───── RAW DATA

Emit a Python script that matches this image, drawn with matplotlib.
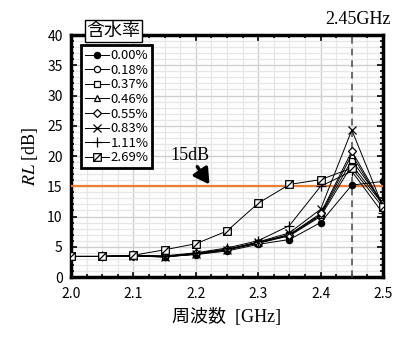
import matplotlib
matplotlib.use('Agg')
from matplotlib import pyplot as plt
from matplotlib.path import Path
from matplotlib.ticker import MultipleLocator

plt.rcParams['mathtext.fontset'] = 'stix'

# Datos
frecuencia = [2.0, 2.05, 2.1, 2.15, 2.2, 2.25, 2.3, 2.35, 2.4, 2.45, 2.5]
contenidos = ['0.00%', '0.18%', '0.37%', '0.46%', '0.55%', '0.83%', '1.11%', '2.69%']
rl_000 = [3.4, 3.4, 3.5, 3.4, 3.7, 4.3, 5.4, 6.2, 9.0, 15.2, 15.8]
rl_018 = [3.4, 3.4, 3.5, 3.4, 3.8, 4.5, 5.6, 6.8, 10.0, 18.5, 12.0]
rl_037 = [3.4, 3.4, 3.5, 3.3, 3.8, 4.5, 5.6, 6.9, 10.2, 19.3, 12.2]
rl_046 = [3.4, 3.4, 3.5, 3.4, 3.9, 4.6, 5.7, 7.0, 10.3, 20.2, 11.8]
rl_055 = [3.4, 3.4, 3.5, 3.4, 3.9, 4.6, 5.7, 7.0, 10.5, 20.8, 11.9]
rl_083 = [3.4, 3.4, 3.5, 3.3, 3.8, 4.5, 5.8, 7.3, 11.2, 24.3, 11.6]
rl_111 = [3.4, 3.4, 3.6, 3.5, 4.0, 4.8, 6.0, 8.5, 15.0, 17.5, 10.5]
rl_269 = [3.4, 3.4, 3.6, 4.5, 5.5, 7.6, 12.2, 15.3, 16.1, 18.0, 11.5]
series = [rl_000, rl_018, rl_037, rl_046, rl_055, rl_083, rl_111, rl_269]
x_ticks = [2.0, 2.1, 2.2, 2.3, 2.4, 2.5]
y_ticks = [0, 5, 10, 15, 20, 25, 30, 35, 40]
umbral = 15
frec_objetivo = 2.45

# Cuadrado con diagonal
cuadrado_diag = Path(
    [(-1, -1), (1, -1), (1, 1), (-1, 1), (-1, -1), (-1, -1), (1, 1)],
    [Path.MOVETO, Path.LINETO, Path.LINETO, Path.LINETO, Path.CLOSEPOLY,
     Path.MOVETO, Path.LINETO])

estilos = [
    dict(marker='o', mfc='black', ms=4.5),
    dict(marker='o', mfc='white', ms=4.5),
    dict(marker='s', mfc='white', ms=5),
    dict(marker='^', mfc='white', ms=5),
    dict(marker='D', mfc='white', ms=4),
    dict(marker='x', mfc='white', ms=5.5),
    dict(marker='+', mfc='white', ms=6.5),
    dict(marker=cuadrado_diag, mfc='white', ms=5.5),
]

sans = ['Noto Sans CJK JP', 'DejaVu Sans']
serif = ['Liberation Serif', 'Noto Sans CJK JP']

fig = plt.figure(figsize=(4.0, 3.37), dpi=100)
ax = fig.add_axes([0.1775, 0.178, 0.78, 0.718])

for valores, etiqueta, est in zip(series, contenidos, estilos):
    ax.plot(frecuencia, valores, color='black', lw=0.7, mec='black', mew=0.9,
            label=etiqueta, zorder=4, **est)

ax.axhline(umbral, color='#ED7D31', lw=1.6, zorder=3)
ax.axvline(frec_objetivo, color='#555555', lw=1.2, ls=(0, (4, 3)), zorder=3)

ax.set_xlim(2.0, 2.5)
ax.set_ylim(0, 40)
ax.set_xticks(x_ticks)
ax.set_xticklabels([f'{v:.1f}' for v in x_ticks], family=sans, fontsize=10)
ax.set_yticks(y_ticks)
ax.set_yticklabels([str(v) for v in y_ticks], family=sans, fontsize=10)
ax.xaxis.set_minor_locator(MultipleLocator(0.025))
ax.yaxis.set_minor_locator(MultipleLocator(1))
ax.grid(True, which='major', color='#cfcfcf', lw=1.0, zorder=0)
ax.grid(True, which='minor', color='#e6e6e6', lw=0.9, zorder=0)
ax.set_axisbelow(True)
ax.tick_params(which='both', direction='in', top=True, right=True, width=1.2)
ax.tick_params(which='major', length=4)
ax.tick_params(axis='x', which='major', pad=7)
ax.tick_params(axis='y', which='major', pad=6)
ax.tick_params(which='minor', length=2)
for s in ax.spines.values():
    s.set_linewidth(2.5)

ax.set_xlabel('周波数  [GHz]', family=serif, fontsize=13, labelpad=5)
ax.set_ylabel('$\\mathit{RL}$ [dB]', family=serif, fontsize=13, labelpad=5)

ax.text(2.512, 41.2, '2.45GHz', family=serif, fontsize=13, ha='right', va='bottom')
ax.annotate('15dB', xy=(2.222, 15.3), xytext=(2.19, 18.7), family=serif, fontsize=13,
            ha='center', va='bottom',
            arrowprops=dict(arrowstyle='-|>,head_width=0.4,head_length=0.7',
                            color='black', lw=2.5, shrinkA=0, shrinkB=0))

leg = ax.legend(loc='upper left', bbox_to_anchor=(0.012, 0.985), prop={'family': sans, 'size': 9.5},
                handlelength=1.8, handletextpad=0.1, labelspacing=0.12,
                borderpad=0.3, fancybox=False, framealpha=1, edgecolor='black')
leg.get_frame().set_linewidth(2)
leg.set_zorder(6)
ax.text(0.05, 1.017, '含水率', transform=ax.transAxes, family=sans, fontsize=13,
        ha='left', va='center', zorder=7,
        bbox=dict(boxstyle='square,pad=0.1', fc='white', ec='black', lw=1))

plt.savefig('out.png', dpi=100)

──────────

» PROBLEM DETAILS: Reproduce each line exactly, please, except for any pictures.

» FINISHED TASK:
Emit a Python script that matches this image, drawn with matplotlib.
import matplotlib
matplotlib.use('Agg')
from matplotlib import pyplot as plt
from matplotlib.path import Path
from matplotlib.ticker import MultipleLocator

plt.rcParams['mathtext.fontset'] = 'stix'

# Datos
frecuencia = [2.0, 2.05, 2.1, 2.15, 2.2, 2.25, 2.3, 2.35, 2.4, 2.45, 2.5]
contenidos = ['0.00%', '0.18%', '0.37%', '0.46%', '0.55%', '0.83%', '1.11%', '2.69%']
rl_000 = [3.4, 3.4, 3.5, 3.4, 3.7, 4.3, 5.4, 6.2, 9.0, 15.2, 15.8]
rl_018 = [3.4, 3.4, 3.5, 3.4, 3.8, 4.5, 5.6, 6.8, 10.0, 18.5, 12.0]
rl_037 = [3.4, 3.4, 3.5, 3.3, 3.8, 4.5, 5.6, 6.9, 10.2, 19.3, 12.2]
rl_046 = [3.4, 3.4, 3.5, 3.4, 3.9, 4.6, 5.7, 7.0, 10.3, 20.2, 11.8]
rl_055 = [3.4, 3.4, 3.5, 3.4, 3.9, 4.6, 5.7, 7.0, 10.5, 20.8, 11.9]
rl_083 = [3.4, 3.4, 3.5, 3.3, 3.8, 4.5, 5.8, 7.3, 11.2, 24.3, 11.6]
rl_111 = [3.4, 3.4, 3.6, 3.5, 4.0, 4.8, 6.0, 8.5, 15.0, 17.5, 10.5]
rl_269 = [3.4, 3.4, 3.6, 4.5, 5.5, 7.6, 12.2, 15.3, 16.1, 18.0, 11.5]
series = [rl_000, rl_018, rl_037, rl_046, rl_055, rl_083, rl_111, rl_269]
x_ticks = [2.0, 2.1, 2.2, 2.3, 2.4, 2.5]
y_ticks = [0, 5, 10, 15, 20, 25, 30, 35, 40]
umbral = 15
frec_objetivo = 2.45

# Cuadrado con diagonal
cuadrado_diag = Path(
    [(-1, -1), (1, -1), (1, 1), (-1, 1), (-1, -1), (-1, -1), (1, 1)],
    [Path.MOVETO, Path.LINETO, Path.LINETO, Path.LINETO, Path.CLOSEPOLY,
     Path.MOVETO, Path.LINETO])

estilos = [
    dict(marker='o', mfc='black', ms=4.5),
    dict(marker='o', mfc='white', ms=4.5),
    dict(marker='s', mfc='white', ms=5),
    dict(marker='^', mfc='white', ms=5),
    dict(marker='D', mfc='white', ms=4),
    dict(marker='x', mfc='white', ms=5.5),
    dict(marker='+', mfc='white', ms=6.5),
    dict(marker=cuadrado_diag, mfc='white', ms=5.5),
]

sans = ['Noto Sans CJK JP', 'DejaVu Sans']
serif = ['Liberation Serif', 'Noto Sans CJK JP']

fig = plt.figure(figsize=(4.0, 3.37), dpi=100)
ax = fig.add_axes([0.1775, 0.178, 0.78, 0.718])

for valores, etiqueta, est in zip(series, contenidos, estilos):
    ax.plot(frecuencia, valores, color='black', lw=0.7, mec='black', mew=0.9,
            label=etiqueta, zorder=4, **est)

ax.axhline(umbral, color='#ED7D31', lw=1.6, zorder=3)
ax.axvline(frec_objetivo, color='#555555', lw=1.2, ls=(0, (4, 3)), zorder=3)

ax.set_xlim(2.0, 2.5)
ax.set_ylim(0, 40)
ax.set_xticks(x_ticks)
ax.set_xticklabels([f'{v:.1f}' for v in x_ticks], family=sans, fontsize=10)
ax.set_yticks(y_ticks)
ax.set_yticklabels([str(v) for v in y_ticks], family=sans, fontsize=10)
ax.xaxis.set_minor_locator(MultipleLocator(0.025))
ax.yaxis.set_minor_locator(MultipleLocator(1))
ax.grid(True, which='major', color='#cfcfcf', lw=1.0, zorder=0)
ax.grid(True, which='minor', color='#e6e6e6', lw=0.9, zorder=0)
ax.set_axisbelow(True)
ax.tick_params(which='both', direction='in', top=True, right=True, width=1.2)
ax.tick_params(which='major', length=4)
ax.tick_params(axis='x', which='major', pad=7)
ax.tick_params(axis='y', which='major', pad=6)
ax.tick_params(which='minor', length=2)
for s in ax.spines.values():
    s.set_linewidth(2.5)

ax.set_xlabel('周波数  [GHz]', family=serif, fontsize=13, labelpad=5)
ax.set_ylabel('$\\mathit{RL}$ [dB]', family=serif, fontsize=13, labelpad=5)

ax.text(2.512, 41.2, '2.45GHz', family=serif, fontsize=13, ha='right', va='bottom')
ax.annotate('15dB', xy=(2.222, 15.3), xytext=(2.19, 18.7), family=serif, fontsize=13,
            ha='center', va='bottom',
            arrowprops=dict(arrowstyle='-|>,head_width=0.4,head_length=0.7',
                            color='black', lw=2.5, shrinkA=0, shrinkB=0))

leg = ax.legend(loc='upper left', bbox_to_anchor=(0.012, 0.985), prop={'family': sans, 'size': 9.5},
                handlelength=1.8, handletextpad=0.1, labelspacing=0.12,
                borderpad=0.3, fancybox=False, framealpha=1, edgecolor='black')
leg.get_frame().set_linewidth(2)
leg.set_zorder(6)
ax.text(0.05, 1.017, '含水率', transform=ax.transAxes, family=sans, fontsize=13,
        ha='left', va='center', zorder=7,
        bbox=dict(boxstyle='square,pad=0.1', fc='white', ec='black', lw=1))

plt.savefig('out.png', dpi=100)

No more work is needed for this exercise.